The rise of relativism and related ideas about truth or the slippery nature of truth may be also responsible for a blurriness about what is wicked and what is righteous. Is the law of God relevant in all matters of human existence? The complexities of what we know through contemporary science and technology only complicate our meditation on the law. They don’t negate it. They invite deeper levels of reflection.

What was the world of the Psalmist like? What were the conditions in which they were writing and what were they trying to express to those who would listen? I think the answers lie beyond our capacity to know with certainty. However, I think we could suggest that the friction caused by the law of God itself and difficulties with adherence to that law within human experience have been present since it was first articulated and shared. The law of God might be seen as a stream of cool water that slakes the thirst on a hot day. It is that which brings freedom and flourishing. Wickedness promises these things too, but it cannot deliver that which brings contentment and joy. It might bring fleeting happiness, but not contentment and wellbeing. 

The Psalmist recognizes the frailty and precariousness of life outside the law of God and invites singers and hearers into a world where delight is found not in material things, but in the law of the LORD. Meditation on God’s law during the day and night can bring about wellbeing and thriving even in places of scarcity and in places where easy answers to complicated questions are elusive. It brings about wellbeing not just for individuals, but in communities and webs of relationships.

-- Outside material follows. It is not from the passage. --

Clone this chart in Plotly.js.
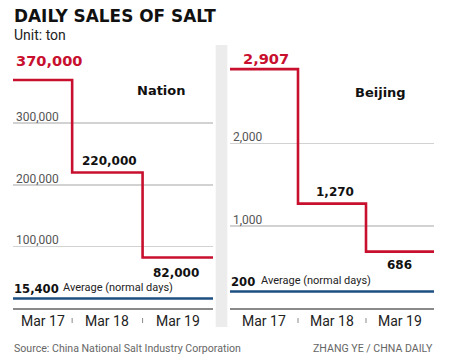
<!DOCTYPE html>
<html>
<head>
<meta charset="utf-8">
<script src="https://cdn.plot.ly/plotly-3.0.1.min.js"></script>
<style>html,body{margin:0;padding:0;background:#fff;}#chart{width:450px;height:363px;}</style>
</head>
<body>
<div id="chart"></div>
<script>
// ---- data ----
const categories = ['Mar 17', 'Mar 18', 'Mar 19'];
const nationSales = [370000, 220000, 82000];
const nationAverage = 15400;
const beijingSales = [2907, 1270, 686];
const beijingAverage = 200;
const nationTickVals = [100000, 200000, 300000, 400000];
const nationTickText = ['100,000', '200,000', '300,000', ''];
const beijingTickVals = [1000, 2000, 3000];
const beijingTickText = ['1,000', '2,000', ''];

// ---- styling ----
const RED = '#c8102e', BLUE = '#1d4f82', GRID = '#d2d2d2', AXIS = '#8a8a8a';
const W = 450, H = 363;
const px = v => v / W, py = v => 1 - v / H;
const BOLD = 'DejaVu Sans', REG = 'Roboto';
const fmt = v => v.toLocaleString('en-US');

// left panel's first column is narrower than the others
const leftStart = 0.16;
const rightStart = 0;

function stepX(start, n) { const xs = [start]; for (let i = 1; i <= n; i++) xs.push(i); return xs; }
function stepY(vals) { return vals.concat([vals[vals.length - 1]]); }
function centers(start, n) { const c = [(start + 1) / 2]; for (let i = 1; i < n; i++) c.push(i + 0.5); return c; }

const n = categories.length;
const traces = [
  {x: stepX(leftStart, n), y: stepY(nationSales), xaxis: 'x', yaxis: 'y', mode: 'lines',
   line: {shape: 'hv', color: RED, width: 2.6}, hoverinfo: 'skip'},
  {x: [leftStart, n], y: [nationAverage, nationAverage], xaxis: 'x', yaxis: 'y', mode: 'lines',
   line: {color: BLUE, width: 2.6}, hoverinfo: 'skip'},
  {x: stepX(rightStart, n), y: stepY(beijingSales), xaxis: 'x2', yaxis: 'y2', mode: 'lines',
   line: {shape: 'hv', color: RED, width: 2.6}, hoverinfo: 'skip'},
  {x: [rightStart, n], y: [beijingAverage, beijingAverage], xaxis: 'x2', yaxis: 'y2', mode: 'lines',
   line: {color: BLUE, width: 2.6}, hoverinfo: 'skip'}
];

const yDomain = [py(308), py(61.5)];
function xAxis(domain, start, anchor) {
  return {domain: domain, anchor: anchor, range: [start, n], showticklabels: false,
    showgrid: false, zeroline: false, showline: true, linecolor: AXIS, linewidth: 1.5,
    ticks: '', automargin: false, fixedrange: true};
}
function yAxis(anchor, range, tv, tt) {
  return {domain: yDomain, anchor: anchor, range: range, tickmode: 'array', tickvals: tv, ticktext: tt,
    showgrid: true, gridcolor: GRID, gridwidth: 1.5, zeroline: false, showline: false, ticks: '',
    ticklabelposition: 'inside top', ticklabelshift: 2, automargin: false,
    tickfont: {family: REG, size: 12, color: '#555'}, fixedrange: true};
}

const ann = [];
function A(o) { ann.push(Object.assign({showarrow: false}, o)); }
// titles
A({xref: 'paper', yref: 'paper', x: px(12), y: py(16.5), xanchor: 'left', yanchor: 'middle',
   text: '<b>DAILY SALES OF SALT</b>', font: {family: BOLD, size: 16.9, color: '#111'}});
A({xref: 'paper', yref: 'paper', x: px(12), y: py(34.5), xanchor: 'left', yanchor: 'middle',
   text: 'Unit: ton', font: {family: REG, size: 14, color: '#222'}});
// panel names
A({xref: 'paper', yref: 'paper', x: px(161), y: py(91), xanchor: 'center', yanchor: 'middle',
   text: '<b>Nation</b>', font: {family: BOLD, size: 13, color: '#111'}});
A({xref: 'paper', yref: 'paper', x: px(380), y: py(92), xanchor: 'center', yanchor: 'middle',
   text: '<b>Beijing</b>', font: {family: BOLD, size: 13, color: '#111'}});
// category labels under each panel
function catLabels(xr, start) {
  centers(start, n).forEach((c, i) => A({xref: xr, yref: 'paper', x: c, y: py(321), xanchor: 'center', yanchor: 'middle',
    text: categories[i], font: {family: REG, size: 14, color: '#222'}}));
}
catLabels('x', leftStart);
catLabels('x2', rightStart);
// value labels
function valueLabels(xr, yr, start, vals, o) {
  A({xref: xr, yref: yr, x: start, y: vals[0], xanchor: 'left', yanchor: 'middle', xshift: o[0][0], yshift: o[0][1],
     text: '<b>' + fmt(vals[0]) + '</b>', font: {family: BOLD, size: 14.6, color: RED}});
  A({xref: xr, yref: yr, x: 1, y: vals[1], xanchor: 'left', yanchor: 'middle', xshift: o[1][0], yshift: o[1][1],
     text: '<b>' + fmt(vals[1]) + '</b>', font: {family: BOLD, size: 12, color: '#111'}});
  A({xref: xr, yref: yr, x: n, y: vals[2], xanchor: 'right', yanchor: 'middle', xshift: o[2][0], yshift: o[2][1],
     text: '<b>' + fmt(vals[2]) + '</b>', font: {family: BOLD, size: 12, color: '#111'}});
}
valueLabels('x', 'y', leftStart, nationSales, [[1, 19], [8, 11], [-12, -16]]);
valueLabels('x2', 'y2', rightStart, beijingSales, [[11, 11], [16, 12], [-20, -13]]);
// averages
function avgLabel(xr, yr, start, v, textShift) {
  A({xref: xr, yref: yr, x: start, y: v, xanchor: 'left', yanchor: 'middle', xshift: -1, yshift: 10,
     text: '<b>' + fmt(v) + '</b>', font: {family: BOLD, size: 11.6, color: '#111'}});
  A({xref: xr, yref: yr, x: start, y: v, xanchor: 'left', yanchor: 'middle', xshift: textShift, yshift: 11,
     text: 'Average (normal days)', font: {family: REG, size: 11, color: '#222'}});
}
avgLabel('x', 'y', leftStart, nationAverage, 48);
avgLabel('x2', 'y2', rightStart, beijingAverage, 29);
// footer
A({xref: 'paper', yref: 'paper', x: px(12), y: py(348), xanchor: 'left', yanchor: 'middle',
   text: 'Source: China National Salt Industry Corporation', font: {family: REG, size: 10.6, color: '#666'}});
A({xref: 'paper', yref: 'paper', x: px(435), y: py(348), xanchor: 'right', yanchor: 'middle',
   text: 'ZHANG YE / CHNA DAILY', font: {family: REG, size: 10.6, color: '#666'}});

const shapes = [
  {type: 'rect', xref: 'paper', yref: 'paper', x0: px(215.7), x1: px(227.3), y0: py(327), y1: py(45),
   fillcolor: '#ececec', line: {width: 0}, layer: 'below'}
];
for (let i = 1; i < n; i++) {
  ['x', 'x2'].forEach(xr => shapes.push({type: 'line', xref: xr, yref: 'paper', x0: i, x1: i,
    y0: py(323), y1: py(318), line: {color: AXIS, width: 1}}));
}

const layout = {
  width: W, height: H, margin: {l: 0, r: 0, t: 0, b: 0}, showlegend: false,
  paper_bgcolor: '#fff', plot_bgcolor: 'rgba(0,0,0,0)',
  xaxis: xAxis([px(13), px(213)], leftStart, 'y'),
  yaxis: yAxis('x', [0, 400000], nationTickVals, nationTickText),
  xaxis2: xAxis([px(230), px(434)], rightStart, 'y2'),
  yaxis2: yAxis('x2', [0, 3000], beijingTickVals, beijingTickText),
  annotations: ann, shapes: shapes
};
Plotly.newPlot('chart', traces, layout, {staticPlot: true, displayModeBar: false});
</script>
</body>
</html>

In poetic imagery the writer evokes images of trees planted next to streams of water and whose roots always find nourishment to yield fruit. The water is like the law of God that becomes part of the tree itself and causes it to flourish. It becomes part of its very existence and without it the tree would potentially fail. Meditation on the law of God is regarded as something that gets inside of us like water and brings refreshment to the parched places. It can produce the conditions necessary for the bearing of fruit. Drinking from the stream from which the law of God flows can strengthen people so that they might discern that which is wicked and choose against it. The Psalmist is inviting people corporately and individually to live life in all its fullness by allowing the law of God to permeate them completely. It is a goal and we are invited to the journey toward that goal.


Notes

  1. Becoming a White Antiracist, Stephen Brookfield & Mary Hess (Sterling, VA: Stylus Publishing, 2021), 3-4.